Although Microsoft will provide some important customer services, the company's success will depend on thousands of new and current partners creating innovative customer solutions on the platform. Ballmer understands that Microsoft must be part of a community of partners, each providing a special focus and added value.

Described variously as ebullient, focused, funny, passionate, sincere, hard charging and dynamic, Ballmer has infused Microsoft with his own brand of energetic discipline and spirit over the years. Ballmer says, "I want everyone to share my passion for our products and services. I want people to understand the amazing, positive way our software can make leisure time more enjoyable, and work and businesses more successful."

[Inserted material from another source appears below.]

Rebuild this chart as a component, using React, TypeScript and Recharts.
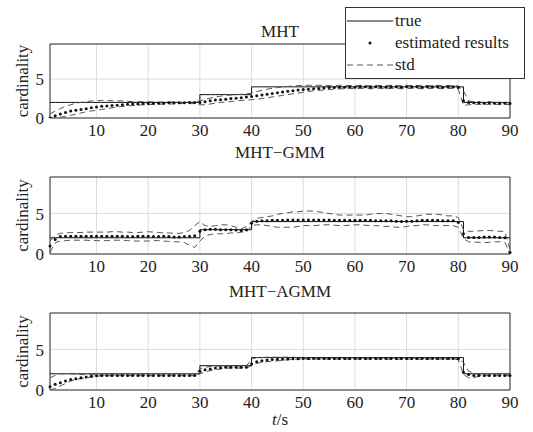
import { LineChart, Line, XAxis, YAxis, CartesianGrid, ReferenceArea } from 'recharts';

const FONT = "'Liberation Serif', 'DejaVu Serif', 'Times New Roman', serif";

const time = Array.from({ length: 90 }, (_, i) => i + 1);
const xTicks = [10, 20, 30, 40, 50, 60, 70, 80, 90];
const yTicks = [0, 5];

// true cardinality, t = 1..90
const truth = [
  2, 2, 2, 2, 2, 2, 2, 2, 2, 2,
  2, 2, 2, 2, 2, 2, 2, 2, 2, 2,
  2, 2, 2, 2, 2, 2, 2, 2, 2, 3,
  3, 3, 3, 3, 3, 3, 3, 3, 3, 4,
  4, 4, 4, 4, 4, 4, 4, 4, 4, 4,
  4, 4, 4, 4, 4, 4, 4, 4, 4, 4,
  4, 4, 4, 4, 4, 4, 4, 4, 4, 4,
  4, 4, 4, 4, 4, 4, 4, 4, 4, 4,
  2, 2, 2, 2, 2, 2, 2, 2, 2, 2,
];

// MHT
const est1 = [
  0.0, 0.3, 0.5, 0.7, 0.9, 1.0, 1.1, 1.2, 1.3, 1.4,
  1.5, 1.55, 1.6, 1.65, 1.7, 1.75, 1.8, 1.8, 1.85, 1.85,
  1.9, 1.9, 1.9, 1.95, 1.95, 1.95, 1.95, 2.0, 2.0, 2.0,
  2.1, 2.2, 2.3, 2.35, 2.4, 2.5, 2.55, 2.6, 2.7, 2.75,
  2.85, 2.95, 3.05, 3.15, 3.25, 3.35, 3.45, 3.5, 3.6, 3.65,
  3.7, 3.75, 3.8, 3.85, 3.9, 3.9, 3.95, 3.95, 4.0, 3.95,
  4.0, 4.0, 3.95, 4.0, 4.0, 3.95, 4.0, 4.0, 3.95, 4.0,
  4.0, 4.0, 3.95, 4.0, 4.0, 4.0, 3.95, 4.0, 4.0, 3.9,
  2.2, 2.0, 1.95, 1.95, 1.9, 1.95, 1.9, 1.9, 1.9, 1.85,
];
const up1 = [
  0.5, 0.9, 1.2, 1.5, 1.7, 1.9, 2.0, 2.1, 2.2, 2.2,
  2.25, 2.25, 2.2, 2.2, 2.2, 2.15, 2.1, 2.1, 2.1, 2.1,
  2.05, 2.05, 2.05, 2.05, 2.05, 2.0, 2.0, 2.0, 2.05, 2.2,
  2.4, 2.55, 2.7, 2.8, 2.9, 2.95, 3.0, 3.05, 3.1, 3.2,
  3.4, 3.55, 3.7, 3.8, 3.9, 4.0, 4.05, 4.1, 4.15, 4.2,
  4.2, 4.2, 4.2, 4.2, 4.15, 4.15, 4.2, 4.2, 4.15, 4.15,
  4.2, 4.15, 4.15, 4.2, 4.15, 4.15, 4.2, 4.15, 4.15, 4.2,
  4.15, 4.15, 4.2, 4.15, 4.15, 4.2, 4.15, 4.15, 4.2, 4.1,
  3.5, 2.2, 2.05, 2.05, 2.0, 2.05, 2.0, 2.0, 2.0, 1.95,
];
const lo1 = [
  0.0, 0.0, 0.1, 0.2, 0.35, 0.5, 0.65, 0.8, 0.9, 1.0,
  1.1, 1.2, 1.3, 1.4, 1.5, 1.55, 1.6, 1.65, 1.7, 1.7,
  1.75, 1.75, 1.8, 1.8, 1.8, 1.85, 1.85, 1.85, 1.85, 1.7,
  1.7, 1.8, 1.9, 2.0, 2.05, 2.1, 2.2, 2.25, 2.3, 2.35,
  2.4, 2.5, 2.6, 2.7, 2.8, 2.9, 3.0, 3.1, 3.2, 3.3,
  3.4, 3.5, 3.55, 3.6, 3.65, 3.7, 3.75, 3.75, 3.8, 3.75,
  3.8, 3.8, 3.75, 3.8, 3.8, 3.75, 3.8, 3.8, 3.75, 3.8,
  3.8, 3.8, 3.75, 3.8, 3.8, 3.8, 3.75, 3.8, 3.8, 3.7,
  1.6, 1.7, 1.75, 1.75, 1.75, 1.75, 1.75, 1.75, 1.75, 1.7,
];

// MHT-GMM
const est2 = [
  1.0, 1.8, 2.15, 2.2, 2.2, 2.2, 2.2, 2.2, 2.2, 2.2,
  2.2, 2.2, 2.2, 2.2, 2.2, 2.15, 2.15, 2.2, 2.2, 2.2,
  2.15, 2.15, 2.2, 2.15, 2.1, 2.1, 2.15, 2.2, 2.25, 2.8,
  3.0, 3.05, 3.05, 3.0, 3.0, 3.0, 2.95, 2.9, 3.0, 3.8,
  4.05, 4.1, 4.1, 4.15, 4.15, 4.15, 4.2, 4.2, 4.2, 4.2,
  4.2, 4.2, 4.2, 4.2, 4.2, 4.15, 4.15, 4.15, 4.15, 4.15,
  4.15, 4.15, 4.15, 4.1, 4.1, 4.1, 4.1, 4.05, 4.0, 4.05,
  4.05, 4.1, 4.15, 4.15, 4.15, 4.15, 4.1, 4.1, 4.1, 3.9,
  2.5, 2.05, 2.05, 2.05, 2.1, 2.1, 2.1, 2.05, 2.0, 0.2,
];
const up2 = [
  1.6, 2.3, 2.55, 2.6, 2.65, 2.65, 2.65, 2.7, 2.7, 2.7,
  2.7, 2.7, 2.75, 2.75, 2.7, 2.7, 2.65, 2.65, 2.7, 2.75,
  2.7, 2.65, 2.6, 2.6, 2.55, 2.55, 2.65, 2.9, 3.5, 4.0,
  3.5, 3.4, 3.5, 3.6, 3.6, 3.5, 3.3, 3.1, 3.4, 4.0,
  4.4, 4.5, 4.6, 4.7, 4.9, 5.0, 5.1, 5.2, 5.2, 5.3,
  5.3, 5.3, 5.2, 5.1, 5.0, 4.9, 4.8, 4.8, 4.8, 4.8,
  4.8, 4.8, 4.9, 5.0, 5.0, 5.0, 4.9, 4.8, 4.7, 4.6,
  4.6, 4.7, 4.8, 4.9, 4.9, 4.9, 4.8, 4.7, 4.7, 4.5,
  3.0, 2.8, 2.8, 2.85, 2.9, 2.9, 2.85, 2.8, 2.8, 0.5,
];
const lo2 = [
  0.2, 1.4, 1.6, 1.65, 1.7, 1.7, 1.7, 1.7, 1.65, 1.65,
  1.65, 1.65, 1.7, 1.7, 1.7, 1.65, 1.6, 1.6, 1.6, 1.6,
  1.65, 1.65, 1.6, 1.55, 1.5, 1.5, 1.4, 1.1, 0.8, 1.6,
  2.2, 2.4, 2.5, 2.5, 2.5, 2.6, 2.6, 2.7, 2.7, 3.5,
  3.6, 3.6, 3.5, 3.4, 3.3, 3.3, 3.3, 3.3, 3.4, 3.5,
  3.5, 3.5, 3.55, 3.6, 3.6, 3.55, 3.5, 3.5, 3.55, 3.6,
  3.6, 3.55, 3.5, 3.5, 3.45, 3.4, 3.4, 3.3, 3.3, 3.4,
  3.5, 3.5, 3.6, 3.6, 3.5, 3.5, 3.5, 3.5, 3.5, 3.3,
  1.9, 1.5, 1.45, 1.45, 1.4, 1.45, 1.5, 1.5, 1.45, 0.0,
];

// MHT-AGMM
const est3 = [
  0.4, 0.7, 0.9, 1.1, 1.3, 1.4, 1.5, 1.6, 1.7, 1.75,
  1.8, 1.8, 1.8, 1.8, 1.8, 1.8, 1.8, 1.8, 1.8, 1.8,
  1.8, 1.8, 1.8, 1.8, 1.8, 1.8, 1.8, 1.8, 1.8, 2.3,
  2.5, 2.6, 2.7, 2.75, 2.8, 2.8, 2.8, 2.8, 2.8, 3.2,
  3.5, 3.6, 3.7, 3.75, 3.8, 3.8, 3.85, 3.85, 3.85, 3.9,
  3.9, 3.9, 3.9, 3.9, 3.9, 3.9, 3.9, 3.9, 3.9, 3.9,
  3.9, 3.9, 3.9, 3.9, 3.9, 3.9, 3.9, 3.9, 3.9, 3.9,
  3.9, 3.9, 3.9, 3.9, 3.9, 3.9, 3.9, 3.9, 3.9, 3.85,
  2.2, 1.9, 1.8, 1.8, 1.8, 1.8, 1.8, 1.8, 1.8, 1.8,
];
const up3 = [
  1.5, 1.8, 2.0, 2.0, 2.0, 1.95, 1.9, 1.9, 1.9, 1.85,
  1.85, 1.85, 1.85, 1.85, 1.85, 1.85, 1.85, 1.85, 1.85, 1.85,
  1.85, 1.85, 1.85, 1.85, 1.85, 1.85, 1.85, 1.85, 1.85, 2.6,
  2.8, 2.9, 2.95, 2.95, 2.95, 2.95, 2.95, 2.95, 2.95, 3.8,
  4.0, 4.0, 4.05, 4.05, 4.05, 4.05, 4.05, 4.05, 4.0, 3.95,
  3.95, 3.95, 3.95, 3.95, 3.95, 3.95, 3.95, 3.95, 3.95, 3.95,
  3.95, 3.95, 3.95, 3.95, 3.95, 3.95, 3.95, 3.95, 3.95, 3.95,
  3.95, 3.95, 3.95, 3.95, 3.95, 3.95, 3.95, 3.95, 3.95, 3.9,
  3.4, 2.3, 2.1, 1.85, 1.85, 1.85, 1.85, 1.85, 1.85, 1.85,
];
const lo3 = [
  0.0, 0.2, 0.5, 0.8, 1.1, 1.3, 1.4, 1.5, 1.6, 1.7,
  1.75, 1.75, 1.75, 1.75, 1.75, 1.75, 1.75, 1.75, 1.75, 1.75,
  1.75, 1.75, 1.75, 1.75, 1.75, 1.75, 1.75, 1.75, 1.75, 2.0,
  2.2, 2.4, 2.5, 2.6, 2.7, 2.7, 2.7, 2.7, 2.7, 3.0,
  3.3, 3.4, 3.5, 3.55, 3.6, 3.65, 3.7, 3.8, 3.8, 3.8,
  3.8, 3.8, 3.8, 3.8, 3.8, 3.8, 3.8, 3.8, 3.8, 3.8,
  3.8, 3.8, 3.8, 3.8, 3.8, 3.8, 3.8, 3.8, 3.8, 3.8,
  3.8, 3.8, 3.8, 3.8, 3.8, 3.8, 3.8, 3.8, 3.8, 3.75,
  1.9, 1.5, 1.5, 1.75, 1.75, 1.75, 1.75, 1.75, 1.75, 1.75,
];

const tickStyle = { fontSize: 17, fill: '#222', fontFamily: FONT };

function YLabel(props: any) {
  const { viewBox } = props;
  const cx = 22;
  const cy = viewBox.y + viewBox.height / 2;
  return (
    <text x={cx} y={cy} transform={`rotate(-90, ${cx}, ${cy})`} textAnchor="middle" dominantBaseline="central"
      style={{ fontSize: 17, fontFamily: FONT }} fill="#222">cardinality</text>
  );
}

function XLabel(props: any) {
  const { viewBox } = props;
  return (
    <text x={viewBox.x + viewBox.width / 2} y={viewBox.y + viewBox.height + 15} textAnchor="middle"
      style={{ fontSize: 17, fontFamily: FONT }} fill="#222">
      <tspan fontStyle="italic">t</tspan>/s
    </text>
  );
}

function Panel({ title, est, up, lo, top, height, marginTop, marginBottom, titleTop, xLabel }: any) {
  const rows = time.map((t, i) => ({ t, truth: truth[i], est: est[i], up: up[i], lo: lo[i] }));
  return (
    <>
      <div style={{ position: 'absolute', left: 50, width: 460, top: titleTop, textAlign: 'center', fontSize: 17, lineHeight: '20px', fontFamily: FONT, color: '#222' }}>
        {title}
      </div>
      <div style={{ position: 'absolute', left: 0, top, width: 533, height }}>
        <LineChart width={533} height={height} data={rows} margin={{ top: marginTop, right: 23, bottom: marginBottom, left: 30 }}
          style={{ fontFamily: FONT }}>
          <CartesianGrid stroke="#dcdcdc" />
          <XAxis dataKey="t" type="number" domain={[1, 90]} ticks={xTicks} height={20} tickSize={0} tickMargin={6}
            axisLine={false} tick={tickStyle} interval={0}
            label={xLabel ? { content: (p: any) => <XLabel {...p} /> } : undefined} />
          <YAxis type="number" domain={[0, 9.5]} ticks={yTicks} width={20} tickSize={0} tickMargin={6}
            axisLine={false} tick={tickStyle} allowDataOverflow
            label={{ content: (p: any) => <YLabel {...p} /> }} />
          <ReferenceArea x1={1} x2={90} y1={0} y2={9.5} fill="none" stroke="#333" strokeWidth={1} />
          <Line dataKey="truth" type="stepAfter" stroke="#111" strokeWidth={1} dot={false} isAnimationActive={false} />
          <Line dataKey="up" type="linear" stroke="#555" strokeWidth={1} strokeDasharray="6 4" dot={false} isAnimationActive={false} />
          <Line dataKey="lo" type="linear" stroke="#555" strokeWidth={1} strokeDasharray="6 4" dot={false} isAnimationActive={false} />
          <Line dataKey="est" type="linear" stroke="none" dot={{ r: 1.5, fill: '#111', stroke: 'none' }} isAnimationActive={false} />
        </LineChart>
      </div>
    </>
  );
}

function LegendBox() {
  const row = { position: 'absolute' as const, left: 0, height: 22, width: 178 };
  const text = { position: 'absolute' as const, left: 49, fontSize: 17, fontFamily: FONT, color: '#222', lineHeight: '22px', whiteSpace: 'nowrap' as const };
  return (
    <div style={{ position: 'absolute', left: 345, top: 7, width: 178, height: 70, border: '1px solid #333', background: '#fff' }}>
      <div style={{ ...row, top: 2 }}>
        <svg width={48} height={22} style={{ position: 'absolute', left: 0 }}><line x1={1} x2={47} y1={11} y2={11} stroke="#111" /></svg>
        <span style={text}>true</span>
      </div>
      <div style={{ ...row, top: 24 }}>
        <svg width={48} height={22} style={{ position: 'absolute', left: 0 }}><circle cx={24} cy={11} r={1.5} fill="#111" /></svg>
        <span style={text}>estimated results</span>
      </div>
      <div style={{ ...row, top: 46 }}>
        <svg width={48} height={22} style={{ position: 'absolute', left: 0 }}><line x1={1} x2={47} y1={11} y2={11} stroke="#555" strokeDasharray="6 4" /></svg>
        <span style={text}>std</span>
      </div>
    </div>
  );
}

export default function App() {
  return (
    <div style={{ position: 'absolute', left: 0, top: 0, width: 533, height: 432, background: '#fff', overflow: 'hidden', fontFamily: FONT }}>
      <Panel title="MHT" est={est1} up={up1} lo={lo1} top={0} height={140} marginTop={44} marginBottom={2} titleTop={22} />
      <Panel title="MHT−GMM" est={est2} up={up2} lo={lo2} top={136} height={140} marginTop={41} marginBottom={2} titleTop={143} />
      <Panel title="MHT−AGMM" est={est3} up={up3} lo={lo3} top={272} height={160} marginTop={41} marginBottom={22} titleTop={282} xLabel />
      <LegendBox />
    </div>
  );
}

Ballmer, born in March 1956, grew up near Detroit, where his father worked as a manager at Ford Motor Co. He graduated from Harvard University with a bachelor's degree in mathematics and economics. While in college, Ballmer managed the football team, worked on the Harvard Crimson newspaper as well as the university literary magazine and roomed down the hall from fellow sophomore Gates. After college, he worked for two years at Procter & Gamble Co. as an assistant product manager and, before joining Microsoft, attended Stanford University Graduate School of Business. Ballmer jogs daily and loves basketball.